On the other hand, Alan Stivell, the celtic Bard from Britanny, before becoming the Spokesman in defense of Celt culture, sang naïvely about "Flower Power" in the classic Scott McKenzie Folk-Pop style. Luckily, the master of French Pop Chansons is back with a Sitar dance instrumental, "Psychasténie" (from the soundtrack of the cult French ‘60s Pop movie "Le Pacha" with one Jean Gabin, our own John Wayne). Don't forget Gainsbourg was also a top musician, Jazzman and arranger in his own right!
A loud fuzz intro opens one of the three French covers of Andy Williams' easy-listening classic tune, "Music To Watch Girls By," featured in this serie (the others are on Vol. 4 by Lucky Blondo and Vol. 5 by Jean-Paul Keller . . . have you heard Mr.
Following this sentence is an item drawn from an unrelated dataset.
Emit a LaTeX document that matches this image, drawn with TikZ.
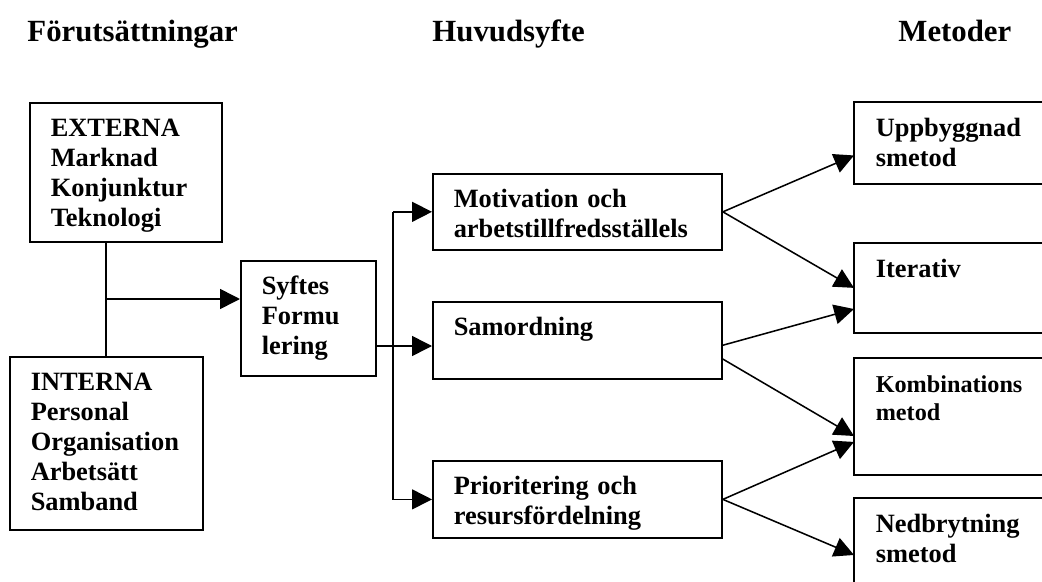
\documentclass[tikz,border=0pt]{standalone}
\usepackage{fontspec}
\setmainfont{Liberation Serif}
\usetikzlibrary{arrows.meta}
\hyphenpenalty=10000
\tikzset{
  box/.style 2 args={draw, line width=0.8pt, anchor=north west, align=left,
    font=\bfseries\fontsize{12}{13.6}\selectfont, inner xsep=9.5pt, inner ysep=0pt,
    text height=15.5pt, text width=#1, text depth=#2},
  obox/.style 2 args={box={#1}{#2}, draw=none},
  head/.style={anchor=base west, inner sep=0pt, font=\bfseries\fontsize{14}{16}\selectfont},
  arr/.style={line width=0.7pt, -{Triangle[length=9pt,width=9pt]}}
}

\begin{document}
\begin{tikzpicture}[x=0.4545pt, y=-0.4545pt]
\useasboundingbox (0,0) rectangle (1042,582);
\node[head] (forut) at (27,41) {Förutsättningar};
\node[head] (huvud) at (432,41) {Huvudsyfte};
\node[head] (metod) at (898,41) {Metoder};

\node[box={68.3pt}{47.7pt}] (ext) at (29,102) {EXTERNA\\Marknad\\Konjunktur\\Teknologi};
\node[box={68.7pt}{63.1pt}] (int) at (9,356) {INTERNA\\Personal\\Organisation\\Arbetsätt\\Samband};
\node[box={42.4pt}{36.8pt}] (syf) at (240,260) {Syftes\\Formu\\lering};

\node[box={112.4pt}{19pt}] (mot) at (432,173) {Motivation och\\arbetstillfredsställels};
\node[box={112.4pt}{19.5pt}] (sam) at (432,301) {Samordning};
\node[box={112.4pt}{19.5pt}] (pri) at (432,460) {Prioritering och\\resursfördelning};

\node[obox={75pt}{20.9pt}] (upp) at (854,102) {Uppbyggnad\\smetod};
\node[obox={75pt}{24.5pt}] (ite) at (854,243) {Iterativ};
\node[obox={75pt}{36.8pt}, font=\bfseries\fontsize{11}{12.7}\selectfont] (kom) at (854,358) {Kombinations\\metod};
\node[obox={75pt}{30.9pt}] (ned) at (854,498) {Nedbrytning\\smetod};
\foreach \b in {upp,ite,kom,ned}
  \draw[line width=0.8pt] (\b.north east) -- (\b.north west) -- (\b.south west) -- (\b.south east);

\coordinate (j) at (106,299);
\coordinate (v) at (393,346);
\draw[line width=0.7pt] (ext.south -| j) -- (int.north -| j);
\draw[arr] (j) -- (syf.west |- j);
\draw[arr] (syf.east |- v) -- (sam.west |- v);
\draw[arr] (v |- mot.west) -- (mot.west);
\draw[arr] (v |- mot.west) -- (v |- pri.west) -- (pri.west);

\draw[arr] (mot.east) -- ([yshift=-5.7pt]upp.west);
\draw[arr] (mot.east) -- (ite.west);
\draw[arr] ([yshift=-2.2pt]sam.east) -- ([yshift=-9.6pt]ite.west);
\draw[arr] ([yshift=-8.5pt]sam.east) -- ([yshift=-8.9pt]kom.west);
\draw[arr] (pri.east) -- ([yshift=-11.6pt]kom.west);
\draw[arr] (pri.east) -- ([yshift=-25.9pt]ned.north west);
\end{tikzpicture}
\end{document}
Spock's version on his first solo LP?).
"Le jeu du téléphone" (phone games) by Natacha Snitkine, another true "swingin' mademoiselle" classic in it's own right!
Boby Lapointe is the typical French satirist "chansonnier" and well loved here, kind of a happy-go-lucky free thinker, fun lovin' anarchist who dabbles here with 'Yéyé' music, "L'idole et l'enfant" (the pop idol and the kid) . . . kind of a direct reference to Hemingway's "the Old Man and the Sea."
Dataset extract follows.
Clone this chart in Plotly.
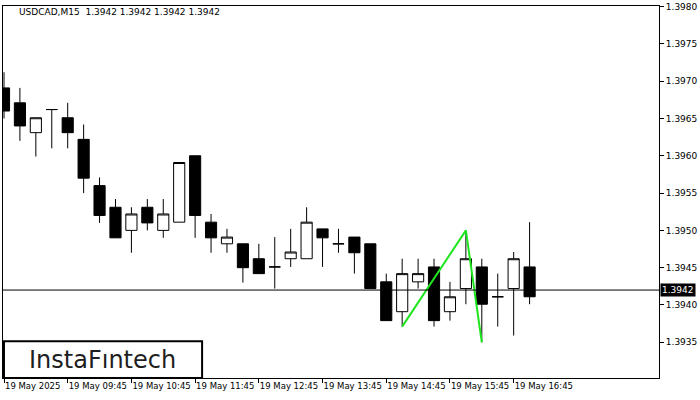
import plotly.graph_objects as go

# ---- data ----
times = ["08:45", "09:00", "09:15", "09:30", "09:45", "10:00", "10:15", "10:30", "10:45",
         "11:00", "11:15", "11:30", "11:45", "12:00", "12:15", "12:30", "12:45",
         "13:00", "13:15", "13:30", "13:45", "14:00", "14:15", "14:30", "14:45",
         "15:00", "15:15", "15:30", "15:45", "16:00", "16:15", "16:30", "16:45", "17:00"]
opens = [1.39691, 1.39671, 1.39631, 1.39662, 1.39651, 1.39622, 1.39560, 1.39531, 1.39500,
         1.39531, 1.39500, 1.39511, 1.39600, 1.39511, 1.39482, 1.39482, 1.39462,
         1.39451, 1.39462, 1.39462, 1.39502, 1.39482, 1.39491, 1.39482, 1.39431,
         1.39391, 1.39431, 1.39451, 1.39391, 1.39422, 1.39451, 1.39411, 1.39422, 1.39451]
highs = [1.39712, 1.39691, 1.39651, 1.39662, 1.39671, 1.39642, 1.39571, 1.39542, 1.39531,
         1.39542, 1.39542, 1.39591, 1.39600, 1.39522, 1.39502, 1.39482, 1.39482,
         1.39491, 1.39502, 1.39531, 1.39502, 1.39502, 1.39491, 1.39482, 1.39442,
         1.39462, 1.39462, 1.39462, 1.39431, 1.39500, 1.39462, 1.39442, 1.39471, 1.39511]
lows = [1.39650, 1.39620, 1.39599, 1.39610, 1.39610, 1.39550, 1.39510, 1.39490, 1.39470,
        1.39500, 1.39490, 1.39511, 1.39490, 1.39470, 1.39470, 1.39430, 1.39442,
        1.39422, 1.39451, 1.39462, 1.39451, 1.39470, 1.39442, 1.39422, 1.39379,
        1.39371, 1.39422, 1.39371, 1.39379, 1.39401, 1.39350, 1.39371, 1.39359, 1.39401]
closes = [1.39660, 1.39640, 1.39651, 1.39662, 1.39631, 1.39570, 1.39520, 1.39490, 1.39522,
          1.39510, 1.39522, 1.39591, 1.39520, 1.39490, 1.39491, 1.39450, 1.39442,
          1.39451, 1.39471, 1.39511, 1.39490, 1.39482, 1.39470, 1.39422, 1.39379,
          1.39442, 1.39442, 1.39379, 1.39411, 1.39462, 1.39401, 1.39411, 1.39462, 1.39411]

tick_idx = [0, 4, 8, 12, 16, 20, 24, 28, 32]
tick_labels = ["19 May 2025", "19 May 09:45", "19 May 10:45", "19 May 11:45", "19 May 12:45",
               "19 May 13:45", "19 May 14:45", "19 May 15:45", "19 May 16:45"]
y_ticks = [1.3935, 1.3940, 1.3945, 1.3950, 1.3955, 1.3960, 1.3965, 1.3970, 1.3975, 1.3980]

pattern_idx = [25, 29, 30]
pattern_price = [1.39371, 1.39500, 1.39350]

bid_price = 1.3942
title_text = "USDCAD,M15  1.3942 1.3942 1.3942 1.3942"
logo_text = "InstaFıntech"

x_idx = list(range(len(times)))

fig = go.Figure()
fig.add_trace(go.Candlestick(
    x=x_idx, open=opens, high=highs, low=lows, close=closes,
    increasing=dict(line=dict(color="black", width=1), fillcolor="white"),
    decreasing=dict(line=dict(color="black", width=1), fillcolor="black"),
    whiskerwidth=0, hoverinfo="skip", showlegend=False,
))
fig.add_trace(go.Scatter(
    x=pattern_idx, y=pattern_price, mode="lines",
    line=dict(color="#1ee61e", width=2), hoverinfo="skip", showlegend=False,
))

fig.add_shape(type="line", xref="paper", x0=0, x1=1, yref="y", y0=bid_price, y1=bid_price,
              line=dict(color="black", width=1), layer="above")

fig.add_annotation(xref="paper", x=1, yref="y", y=bid_price, text="{:.4f}".format(bid_price),
                   showarrow=False, xanchor="left", yanchor="middle", xshift=1,
                   bgcolor="black", borderpad=1,
                   font=dict(family="DejaVu Sans", size=9, color="white"))

fig.add_annotation(xref="paper", x=0, yref="paper", y=1, text=title_text, showarrow=False,
                   xanchor="left", yanchor="top", xshift=14, yshift=1,
                   font=dict(family="DejaVu Sans", size=9, color="black"))

# logo box
fig.add_shape(type="rect", xref="paper", yref="paper", x0=0.0015, x1=0.3035, y0=0.0, y1=0.099,
              line=dict(color="black", width=2), fillcolor="white", layer="above")
fig.add_annotation(xref="paper", yref="paper", x=0.152, y=0.0495, text=logo_text,
                   showarrow=False, xanchor="center", yanchor="middle",
                   font=dict(family="DejaVu Sans", size=24, color="#1e1e1e"))

fig.update_layout(
    width=700, height=400,
    margin=dict(l=2, r=39, t=4, b=22),
    paper_bgcolor="white", plot_bgcolor="white",
    boxgap=0.3, boxgroupgap=0,
    xaxis=dict(
        range=[-0.0625, 41.125], rangeslider=dict(visible=False),
        tickmode="array", tickvals=tick_idx, ticktext=tick_labels, tickangle=0,
        ticks="outside", ticklen=4, tickcolor="black", ticklabelposition="outside right",
        showgrid=False, zeroline=False, showline=True, linecolor="black", linewidth=1, mirror=True,
        tickfont=dict(family="DejaVu Sans", size=8.5, color="black"),
    ),
    yaxis=dict(
        side="right", range=[1.393021, 1.398008],
        tickmode="array", tickvals=y_ticks, tickformat=".4f", ticklabeloverflow="allow",
        ticks="outside", ticklen=4, tickcolor="black",
        showgrid=False, zeroline=False, showline=True, linecolor="black", linewidth=1, mirror=True,
        tickfont=dict(family="DejaVu Sans", size=9, color="black"),
    ),
    hovermode=False,
)

fig.write_html("out.html", config={"displayModeBar": False, "staticPlot": True},
               post_script="document.body.style.margin='0';document.body.style.overflow='hidden';")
While Géraldine is another of those swingin' sistas, her cover of Sonny & Cher's "I'm Leaving It All Up to You," "Une fleur, un oiseau" is pure pop schmaltz; unlistenable unless you like summer romance variety sung by the Mediterrannean (how could they have dug up such a dog?!).
For once, the king of Rawk, Mister Johnny Hallyday, fares much better on a Micky & Tommy song, "À tout casser" (Break it all), a surprisingly cool heavy pop-psych rocker, the title theme of his '68 pop movie with Eddy Constantine!
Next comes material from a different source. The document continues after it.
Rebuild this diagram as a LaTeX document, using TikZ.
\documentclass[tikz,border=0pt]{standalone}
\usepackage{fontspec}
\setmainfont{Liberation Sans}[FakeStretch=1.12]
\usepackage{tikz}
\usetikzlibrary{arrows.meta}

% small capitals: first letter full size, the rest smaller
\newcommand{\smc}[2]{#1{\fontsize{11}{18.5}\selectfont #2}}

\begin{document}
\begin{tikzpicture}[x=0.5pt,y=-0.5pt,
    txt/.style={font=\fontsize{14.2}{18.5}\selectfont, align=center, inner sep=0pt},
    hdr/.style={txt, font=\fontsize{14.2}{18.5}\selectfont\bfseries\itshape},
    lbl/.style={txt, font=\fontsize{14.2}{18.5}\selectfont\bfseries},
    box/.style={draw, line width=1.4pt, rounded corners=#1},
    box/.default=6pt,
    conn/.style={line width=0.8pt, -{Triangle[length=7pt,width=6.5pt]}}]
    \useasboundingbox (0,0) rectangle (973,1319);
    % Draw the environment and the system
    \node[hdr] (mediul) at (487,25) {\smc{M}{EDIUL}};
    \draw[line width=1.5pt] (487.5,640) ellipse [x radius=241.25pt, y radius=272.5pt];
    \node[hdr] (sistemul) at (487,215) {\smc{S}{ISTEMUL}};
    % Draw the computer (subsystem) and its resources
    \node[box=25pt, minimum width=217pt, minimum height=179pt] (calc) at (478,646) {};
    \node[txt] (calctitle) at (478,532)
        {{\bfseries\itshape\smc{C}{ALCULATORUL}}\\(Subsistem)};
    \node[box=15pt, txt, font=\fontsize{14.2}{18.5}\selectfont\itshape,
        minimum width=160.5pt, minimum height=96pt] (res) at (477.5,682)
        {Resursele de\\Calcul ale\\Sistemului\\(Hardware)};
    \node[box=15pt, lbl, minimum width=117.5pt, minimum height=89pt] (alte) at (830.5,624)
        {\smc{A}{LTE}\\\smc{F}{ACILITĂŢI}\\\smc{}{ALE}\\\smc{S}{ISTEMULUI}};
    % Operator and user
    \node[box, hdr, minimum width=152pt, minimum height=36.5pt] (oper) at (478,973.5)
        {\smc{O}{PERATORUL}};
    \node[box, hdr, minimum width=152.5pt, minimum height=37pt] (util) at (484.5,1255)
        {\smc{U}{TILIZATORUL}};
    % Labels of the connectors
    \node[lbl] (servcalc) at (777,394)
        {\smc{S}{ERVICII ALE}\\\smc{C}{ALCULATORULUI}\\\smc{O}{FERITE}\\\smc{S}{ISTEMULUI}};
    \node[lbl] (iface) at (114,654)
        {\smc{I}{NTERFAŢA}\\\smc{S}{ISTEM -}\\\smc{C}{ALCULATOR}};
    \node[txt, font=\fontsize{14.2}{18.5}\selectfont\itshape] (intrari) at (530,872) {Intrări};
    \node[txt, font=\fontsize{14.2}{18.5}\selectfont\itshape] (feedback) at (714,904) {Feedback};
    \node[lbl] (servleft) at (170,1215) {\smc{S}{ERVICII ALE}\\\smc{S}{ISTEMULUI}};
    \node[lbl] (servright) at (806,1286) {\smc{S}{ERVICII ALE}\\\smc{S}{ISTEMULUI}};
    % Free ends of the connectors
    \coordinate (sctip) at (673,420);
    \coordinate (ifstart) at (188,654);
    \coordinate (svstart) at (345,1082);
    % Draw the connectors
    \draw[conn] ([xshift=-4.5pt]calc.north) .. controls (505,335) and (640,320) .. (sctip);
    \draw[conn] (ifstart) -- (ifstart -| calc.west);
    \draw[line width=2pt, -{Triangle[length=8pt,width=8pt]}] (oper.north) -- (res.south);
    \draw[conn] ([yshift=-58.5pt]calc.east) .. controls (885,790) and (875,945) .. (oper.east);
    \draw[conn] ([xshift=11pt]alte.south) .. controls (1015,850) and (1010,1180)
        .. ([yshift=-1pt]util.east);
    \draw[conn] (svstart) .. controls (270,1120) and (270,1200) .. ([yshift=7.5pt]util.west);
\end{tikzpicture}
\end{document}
Another MOR singer, Rika Zaraï (she released a fitness book just like Jane Fonda) delivers a cool upbeat number, "Une chanson pour mon amour," a cover of "Hands off Buddy." Then, another cool 'minet' Pop singer, the likes I've already told you about earlier, Gregory sings an adaptation of Traffic's "Hole in My Shoe" hit, "Un trou dans ma chaussure" faithfully enough. Sadly, Gregory died not too long ago. In the '80s he was best known for his duo with American girl expatriate Valli in his sole smash hit, "Chacun fait c'qui lui plait" (everybody does what pleases himself), a well-loved French rap precursor!
Swingin' mademoiselle Eileen also does a faithful cover of Nancy's "These Boots Are Made for Walkin’" in "Ces bottes sont faites pour marcher."
But, the real meat is the classic, funny, and slightly provocative tongue-in-cheek-drug-apology song, "La drogue" by top popsters Messieurs Richard de Bordeaux et Daniel Beretta. A real swinger of international class (already on "Wizzz!") from the soundtrack of the cult '68 Pop movie, "Le Temps Fou" (crazy times) also featuring Nino Ferrer and Nouvelle Vague JL. Godart heroin Juliet Berto!
That Stone gal returns with a song composed by future husband and duo singer Eric Charden, "L'antiquité," with music conducted by famous French arranger, Michel Colombier of "Messe pour le temps présent" fame.
This brings us to "Psyché rock," the classic electro-pop fuzz dance tune extract from that same mass by les Yper Sound (including the works of Pierry Henry, famous among hip-hop remix DJs!) for a close.